[Plotting code records]
* * *

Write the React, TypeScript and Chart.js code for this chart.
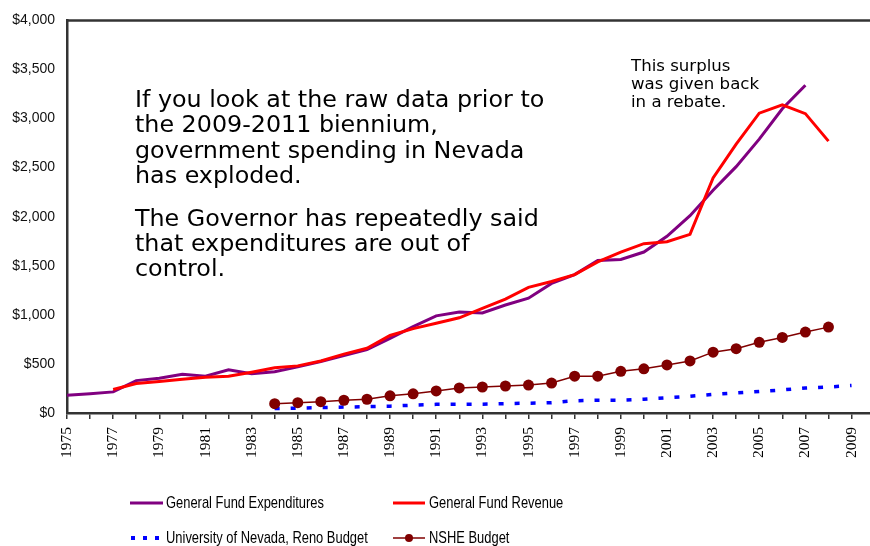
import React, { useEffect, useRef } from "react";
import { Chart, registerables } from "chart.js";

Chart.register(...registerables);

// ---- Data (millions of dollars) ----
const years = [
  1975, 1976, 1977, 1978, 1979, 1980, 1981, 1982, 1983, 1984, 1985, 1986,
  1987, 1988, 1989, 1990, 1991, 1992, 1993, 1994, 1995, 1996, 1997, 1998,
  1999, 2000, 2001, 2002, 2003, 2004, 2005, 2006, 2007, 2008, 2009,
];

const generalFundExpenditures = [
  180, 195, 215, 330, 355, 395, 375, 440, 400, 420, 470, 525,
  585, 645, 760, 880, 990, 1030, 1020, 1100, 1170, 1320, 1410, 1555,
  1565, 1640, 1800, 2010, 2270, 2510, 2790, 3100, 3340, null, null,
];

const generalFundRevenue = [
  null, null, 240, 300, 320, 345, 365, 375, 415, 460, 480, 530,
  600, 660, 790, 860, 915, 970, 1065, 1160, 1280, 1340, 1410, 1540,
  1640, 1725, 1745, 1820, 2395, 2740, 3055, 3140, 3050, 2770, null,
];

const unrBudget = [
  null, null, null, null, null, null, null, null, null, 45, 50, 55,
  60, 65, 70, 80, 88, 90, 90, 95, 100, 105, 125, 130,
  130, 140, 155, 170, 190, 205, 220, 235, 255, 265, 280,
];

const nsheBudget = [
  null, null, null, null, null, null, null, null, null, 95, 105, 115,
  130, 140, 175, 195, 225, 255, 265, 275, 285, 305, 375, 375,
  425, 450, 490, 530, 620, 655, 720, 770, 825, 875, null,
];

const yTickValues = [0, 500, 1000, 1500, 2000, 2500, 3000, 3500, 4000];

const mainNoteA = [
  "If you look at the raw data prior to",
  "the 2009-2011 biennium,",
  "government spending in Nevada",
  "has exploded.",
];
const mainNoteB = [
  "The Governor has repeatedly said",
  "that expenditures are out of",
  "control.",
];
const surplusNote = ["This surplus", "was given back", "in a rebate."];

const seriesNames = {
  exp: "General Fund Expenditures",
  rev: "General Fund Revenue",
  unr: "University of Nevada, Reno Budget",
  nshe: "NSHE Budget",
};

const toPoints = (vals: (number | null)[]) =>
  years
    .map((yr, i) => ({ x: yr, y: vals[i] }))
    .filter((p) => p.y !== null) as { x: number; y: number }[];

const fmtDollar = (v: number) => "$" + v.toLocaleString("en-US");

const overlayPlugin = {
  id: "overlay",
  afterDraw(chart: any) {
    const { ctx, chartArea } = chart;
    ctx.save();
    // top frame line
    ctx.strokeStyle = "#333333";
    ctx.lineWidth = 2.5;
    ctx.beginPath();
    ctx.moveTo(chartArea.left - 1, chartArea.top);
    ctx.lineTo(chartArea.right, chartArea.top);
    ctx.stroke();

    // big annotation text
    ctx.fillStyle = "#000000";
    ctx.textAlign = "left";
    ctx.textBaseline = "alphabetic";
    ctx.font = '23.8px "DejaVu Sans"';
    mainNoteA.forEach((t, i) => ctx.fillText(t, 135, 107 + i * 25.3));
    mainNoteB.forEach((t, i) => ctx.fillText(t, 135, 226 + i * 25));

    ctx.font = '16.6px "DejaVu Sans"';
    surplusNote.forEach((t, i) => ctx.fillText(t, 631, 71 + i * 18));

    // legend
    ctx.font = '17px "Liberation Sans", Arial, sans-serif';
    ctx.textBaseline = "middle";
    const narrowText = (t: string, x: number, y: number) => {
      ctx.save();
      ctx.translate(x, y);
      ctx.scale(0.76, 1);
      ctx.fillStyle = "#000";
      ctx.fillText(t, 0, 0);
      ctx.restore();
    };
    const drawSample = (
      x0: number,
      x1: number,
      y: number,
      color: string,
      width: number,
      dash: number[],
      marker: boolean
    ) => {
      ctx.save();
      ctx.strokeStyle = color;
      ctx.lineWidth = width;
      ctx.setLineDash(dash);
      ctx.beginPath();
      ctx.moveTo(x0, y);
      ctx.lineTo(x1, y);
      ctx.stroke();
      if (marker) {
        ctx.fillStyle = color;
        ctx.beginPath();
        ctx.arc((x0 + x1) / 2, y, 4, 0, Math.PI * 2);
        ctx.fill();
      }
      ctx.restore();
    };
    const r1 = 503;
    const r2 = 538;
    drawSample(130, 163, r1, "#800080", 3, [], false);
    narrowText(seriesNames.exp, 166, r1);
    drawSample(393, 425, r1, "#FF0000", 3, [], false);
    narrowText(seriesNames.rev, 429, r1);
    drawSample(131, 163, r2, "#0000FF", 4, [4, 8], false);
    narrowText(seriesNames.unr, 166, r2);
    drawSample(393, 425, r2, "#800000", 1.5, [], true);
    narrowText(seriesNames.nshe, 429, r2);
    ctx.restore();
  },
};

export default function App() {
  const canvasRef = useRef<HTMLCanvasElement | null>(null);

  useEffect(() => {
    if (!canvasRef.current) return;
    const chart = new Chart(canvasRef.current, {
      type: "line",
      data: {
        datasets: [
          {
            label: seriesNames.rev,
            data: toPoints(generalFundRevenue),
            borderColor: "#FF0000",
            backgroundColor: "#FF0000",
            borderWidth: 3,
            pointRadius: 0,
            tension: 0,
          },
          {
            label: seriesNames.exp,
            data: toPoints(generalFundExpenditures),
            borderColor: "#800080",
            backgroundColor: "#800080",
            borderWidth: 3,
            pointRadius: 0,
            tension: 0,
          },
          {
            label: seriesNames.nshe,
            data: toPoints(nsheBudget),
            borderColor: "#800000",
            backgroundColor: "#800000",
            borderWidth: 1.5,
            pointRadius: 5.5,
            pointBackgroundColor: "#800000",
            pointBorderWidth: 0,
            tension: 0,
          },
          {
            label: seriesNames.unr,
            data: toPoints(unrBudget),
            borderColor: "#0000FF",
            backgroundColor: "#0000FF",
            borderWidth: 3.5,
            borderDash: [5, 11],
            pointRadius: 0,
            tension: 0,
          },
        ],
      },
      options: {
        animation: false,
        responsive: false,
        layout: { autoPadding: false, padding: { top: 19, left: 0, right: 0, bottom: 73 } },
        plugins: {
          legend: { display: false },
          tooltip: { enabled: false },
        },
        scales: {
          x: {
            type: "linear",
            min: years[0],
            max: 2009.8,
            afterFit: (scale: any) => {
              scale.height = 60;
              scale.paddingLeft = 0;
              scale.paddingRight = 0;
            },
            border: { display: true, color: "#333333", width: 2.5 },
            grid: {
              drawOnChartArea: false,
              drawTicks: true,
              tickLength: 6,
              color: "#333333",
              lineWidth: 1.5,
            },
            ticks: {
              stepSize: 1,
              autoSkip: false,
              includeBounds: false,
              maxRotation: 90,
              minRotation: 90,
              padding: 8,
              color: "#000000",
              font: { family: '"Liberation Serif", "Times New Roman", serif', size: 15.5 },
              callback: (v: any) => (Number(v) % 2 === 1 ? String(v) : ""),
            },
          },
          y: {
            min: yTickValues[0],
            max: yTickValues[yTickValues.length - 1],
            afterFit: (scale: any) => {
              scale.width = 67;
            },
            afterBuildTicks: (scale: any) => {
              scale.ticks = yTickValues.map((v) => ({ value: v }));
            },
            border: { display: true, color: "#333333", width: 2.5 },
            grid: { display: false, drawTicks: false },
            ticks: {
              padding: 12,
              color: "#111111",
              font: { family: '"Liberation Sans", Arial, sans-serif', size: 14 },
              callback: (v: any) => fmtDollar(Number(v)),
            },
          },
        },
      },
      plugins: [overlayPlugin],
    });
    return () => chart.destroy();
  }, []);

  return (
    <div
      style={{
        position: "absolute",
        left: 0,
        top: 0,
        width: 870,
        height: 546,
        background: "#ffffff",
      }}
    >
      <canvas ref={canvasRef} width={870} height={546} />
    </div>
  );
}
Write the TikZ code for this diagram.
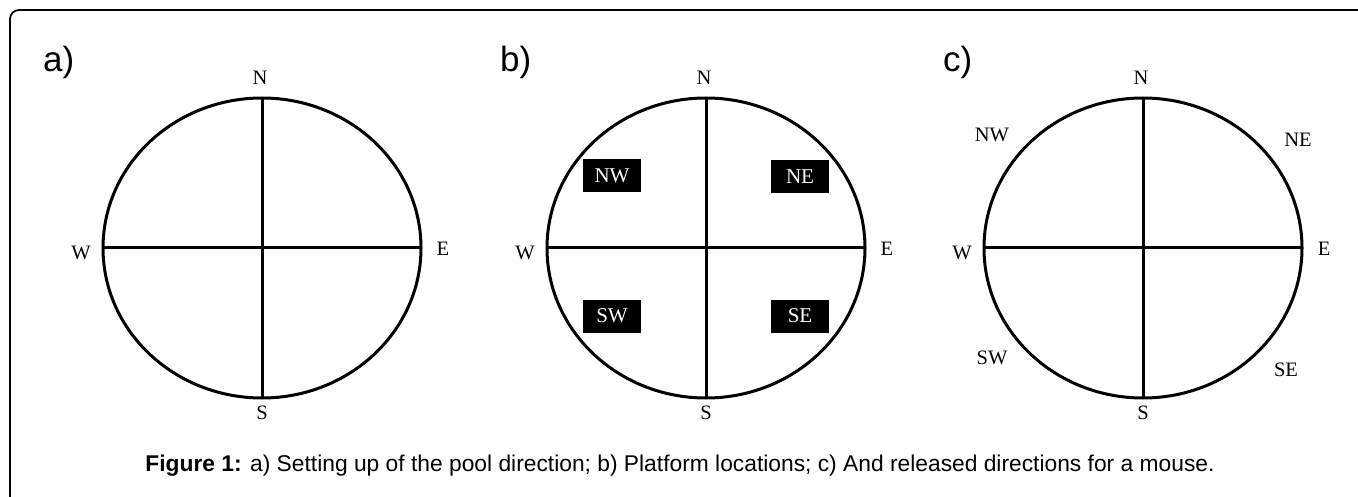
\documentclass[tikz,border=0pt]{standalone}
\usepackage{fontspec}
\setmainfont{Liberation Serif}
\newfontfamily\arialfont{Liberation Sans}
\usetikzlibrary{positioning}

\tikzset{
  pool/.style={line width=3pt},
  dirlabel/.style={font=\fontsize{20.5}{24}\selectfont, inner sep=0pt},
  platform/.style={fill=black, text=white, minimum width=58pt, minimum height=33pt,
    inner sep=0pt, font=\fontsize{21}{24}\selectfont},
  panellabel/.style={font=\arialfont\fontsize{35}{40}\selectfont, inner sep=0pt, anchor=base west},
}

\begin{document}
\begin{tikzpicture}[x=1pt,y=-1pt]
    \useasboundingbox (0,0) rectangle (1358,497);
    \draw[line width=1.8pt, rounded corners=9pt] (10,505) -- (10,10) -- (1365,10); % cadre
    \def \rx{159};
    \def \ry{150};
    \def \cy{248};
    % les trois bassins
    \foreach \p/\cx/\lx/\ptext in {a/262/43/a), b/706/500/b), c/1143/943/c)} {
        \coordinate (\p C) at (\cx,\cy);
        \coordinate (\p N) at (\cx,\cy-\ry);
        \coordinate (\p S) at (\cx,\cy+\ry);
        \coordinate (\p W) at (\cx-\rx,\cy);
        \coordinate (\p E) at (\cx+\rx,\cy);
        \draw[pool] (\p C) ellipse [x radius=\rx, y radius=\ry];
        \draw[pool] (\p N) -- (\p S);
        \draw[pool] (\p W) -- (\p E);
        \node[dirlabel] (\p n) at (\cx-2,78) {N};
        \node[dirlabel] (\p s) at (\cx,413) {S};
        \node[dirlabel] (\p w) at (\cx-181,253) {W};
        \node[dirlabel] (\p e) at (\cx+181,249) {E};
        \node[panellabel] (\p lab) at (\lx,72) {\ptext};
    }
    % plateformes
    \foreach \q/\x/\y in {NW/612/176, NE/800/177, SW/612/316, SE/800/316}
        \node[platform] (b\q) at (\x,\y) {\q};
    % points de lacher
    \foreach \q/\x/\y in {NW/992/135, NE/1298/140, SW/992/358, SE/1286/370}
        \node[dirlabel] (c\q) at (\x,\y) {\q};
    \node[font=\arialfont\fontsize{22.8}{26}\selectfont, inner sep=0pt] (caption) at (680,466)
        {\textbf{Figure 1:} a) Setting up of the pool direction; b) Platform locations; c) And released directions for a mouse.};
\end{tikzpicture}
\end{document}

* * *

DIRECTIONS FOR THIS TASK:
Hand back the exact lines from the start of the entries to the line with "Chart.register(...registerables);", both ends kept and pictures left out.

ANSWER BELOW:
Write the React, TypeScript and Chart.js code for this chart.
import React, { useEffect, useRef } from "react";
import { Chart, registerables } from "chart.js";

Chart.register(...registerables);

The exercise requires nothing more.